Published 2026-04-27
📖 4 min read☕ Coffee break read

This is an AI-generated explanation of the paper below. It is not written or endorsed by the authors. For technical accuracy, refer to the original paper. Read full disclaimer

Imagine Strontium Titanate (STO) as a perfectly organized, three-story apartment building made of atoms. The residents are Strontium, Titanium, and Oxygen, arranged in a strict, repeating pattern. Now, imagine a tiny, mischievous guest named Hydrogen sneaking in. Hydrogen is small and everywhere, like a ghost that can slip through walls or hide in the corners.

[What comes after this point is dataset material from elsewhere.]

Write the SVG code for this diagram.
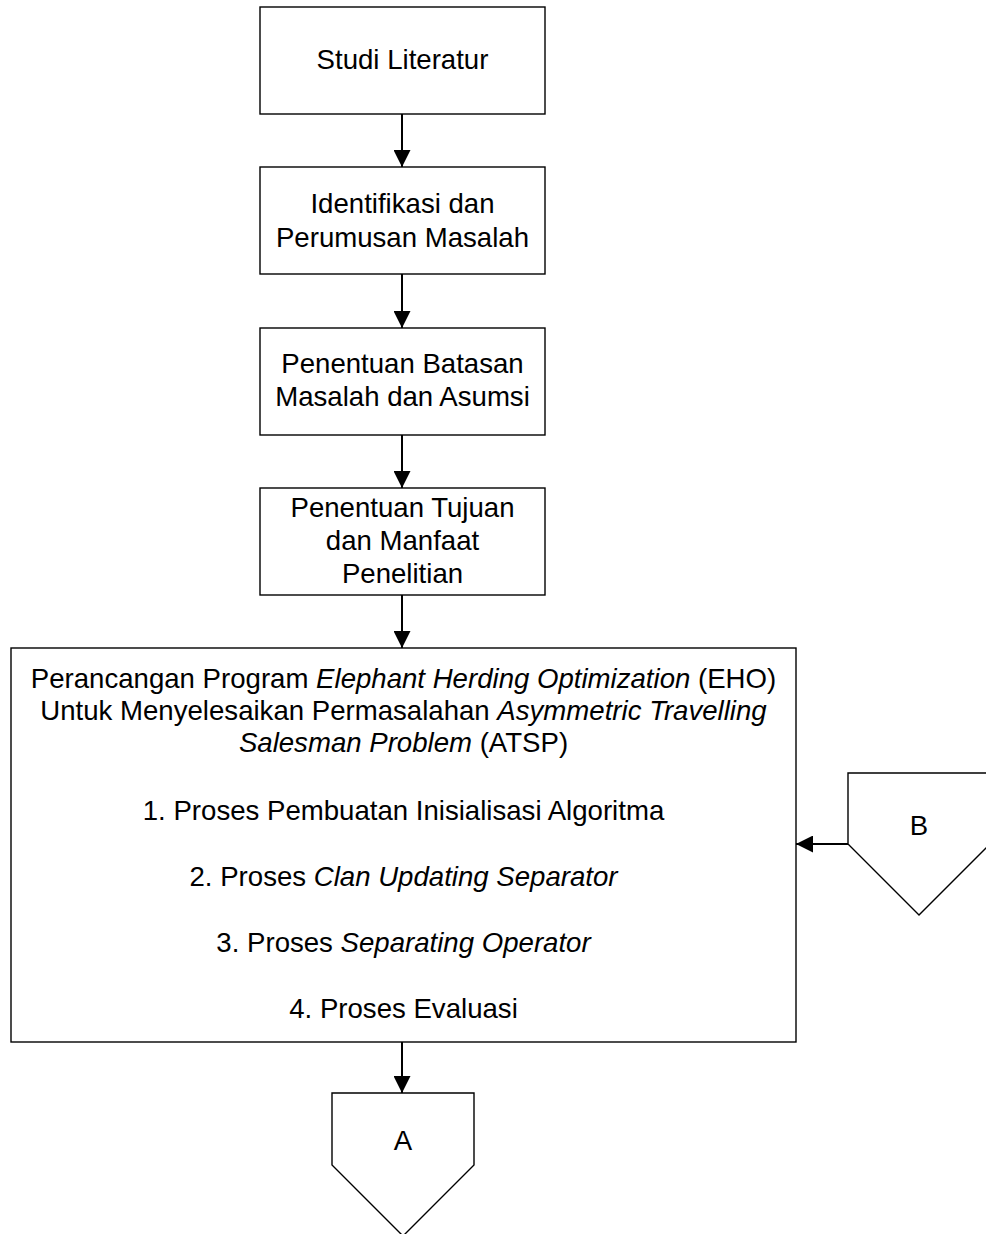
<svg xmlns="http://www.w3.org/2000/svg" width="986" height="1234" viewBox="0 0 986 1234">
<style>
.box{fill:#fff;stroke:#000;stroke-width:1.4}
.t{font-family:"Liberation Sans",Arial,sans-serif;font-size:27.6px;fill:#000;text-anchor:middle}
.i{font-style:italic}
.c{stroke:#000;stroke-width:2;fill:none}
</style>
<defs>
<marker id="ah" markerUnits="userSpaceOnUse" markerWidth="17" markerHeight="17" refX="17" refY="8.5" orient="auto">
<path d="M0,0 L17,8.5 L0,17 z" fill="#000"/>
</marker>
</defs>
<rect width="986" height="1234" fill="#fff"/>
<g id="connectors">
<line class="c" x1="402" y1="114" x2="402" y2="167" marker-end="url(#ah)"/>
<line class="c" x1="402" y1="274" x2="402" y2="328" marker-end="url(#ah)"/>
<line class="c" x1="402" y1="435" x2="402" y2="488" marker-end="url(#ah)"/>
<line class="c" x1="402" y1="595" x2="402" y2="648" marker-end="url(#ah)"/>
<line class="c" x1="402" y1="1042" x2="402" y2="1093" marker-end="url(#ah)"/>
<line class="c" x1="848" y1="844" x2="796" y2="844" marker-end="url(#ah)"/>
</g>
<g id="n1">
<rect class="box" x="260" y="7" width="285" height="107"/>
<text class="t" x="402.5" y="69">Studi Literatur</text>
</g>
<g id="n2">
<rect class="box" x="260" y="167" width="285" height="107"/>
<text class="t" x="402.5" y="213">Identifikasi dan</text>
<text class="t" x="402.5" y="247">Perumusan Masalah</text>
</g>
<g id="n3">
<rect class="box" x="260" y="328" width="285" height="107"/>
<text class="t" x="402.5" y="373">Penentuan Batasan</text>
<text class="t" x="402.5" y="406">Masalah dan Asumsi</text>
</g>
<g id="n4">
<rect class="box" x="260" y="488" width="285" height="107"/>
<text class="t" x="402.5" y="517">Penentuan Tujuan</text>
<text class="t" x="402.5" y="550">dan Manfaat</text>
<text class="t" x="402.5" y="583">Penelitian</text>
</g>
<g id="n5">
<rect class="box" x="11" y="648" width="785" height="394"/>
<text class="t" x="403.5" y="688">Perancangan Program <tspan class="i">Elephant Herding Optimization</tspan> (EHO)</text>
<text class="t" x="403.5" y="720">Untuk Menyelesaikan Permasalahan <tspan class="i">Asymmetric Travelling</tspan></text>
<text class="t" x="403.5" y="752"><tspan class="i">Salesman Problem</tspan> (ATSP)</text>
<text class="t" x="403.5" y="820">1. Proses Pembuatan Inisialisasi Algoritma</text>
<text class="t" x="403.5" y="886">2. Proses <tspan class="i">Clan Updating Separator</tspan></text>
<text class="t" x="403.5" y="952">3. Proses <tspan class="i">Separating Operator</tspan></text>
<text class="t" x="403.5" y="1018">4. Proses Evaluasi</text>
</g>
<g id="nA">
<path class="box" d="M332,1093 H474 V1165 L403,1236 L332,1165 Z"/>
<text class="t" x="403" y="1150">A</text>
</g>
<g id="nB">
<path class="box" d="M848,773 H990 V844 L919,915 L848,844 Z"/>
<text class="t" x="919" y="835">B</text>
</g>
</svg>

For decades, scientists have been trying to figure out exactly where this Hydrogen guest is hiding inside the building and what it's doing. They can "hear" the Hydrogen because it vibrates, creating a specific musical note (an infrared absorption band) that scientists can detect. However, there was a big mystery: the notes they heard didn't match the notes they expected from the Hydrogen guest sitting in the empty hallways.

This paper is like a high-tech detective story where the authors use a super-powerful computer simulation to solve the case. Here is the breakdown of their investigation:

1. The Wrong Guess: The "Hallway Hider"

For a long time, scientists thought the Hydrogen was just sitting alone in the empty spaces between the atoms (called interstitial hydrogen). They expected this lone Hydrogen to sing a high-pitched note around 3500 cm⁻¹ (a specific frequency).

The Twist: The authors ran their computer simulations with a very precise "tuning fork" (a specific mathematical formula called HSE06). They found that a lone Hydrogen in the hallway actually sings a much lower note, around 3277 cm⁻¹.

  • The Conclusion: The lone Hydrogen is not the one making the loud, dominant 3500 cm⁻¹ noise that everyone hears in experiments. The "Hallway Hider" theory was wrong.

2. The Real Culprits: The "Roommates"

If the lone Hydrogen isn't the source, who is? The authors discovered that Hydrogen loves to hang out with vacancies.

Think of a vacancy as an empty apartment where a resident (Strontium or Titanium) is missing.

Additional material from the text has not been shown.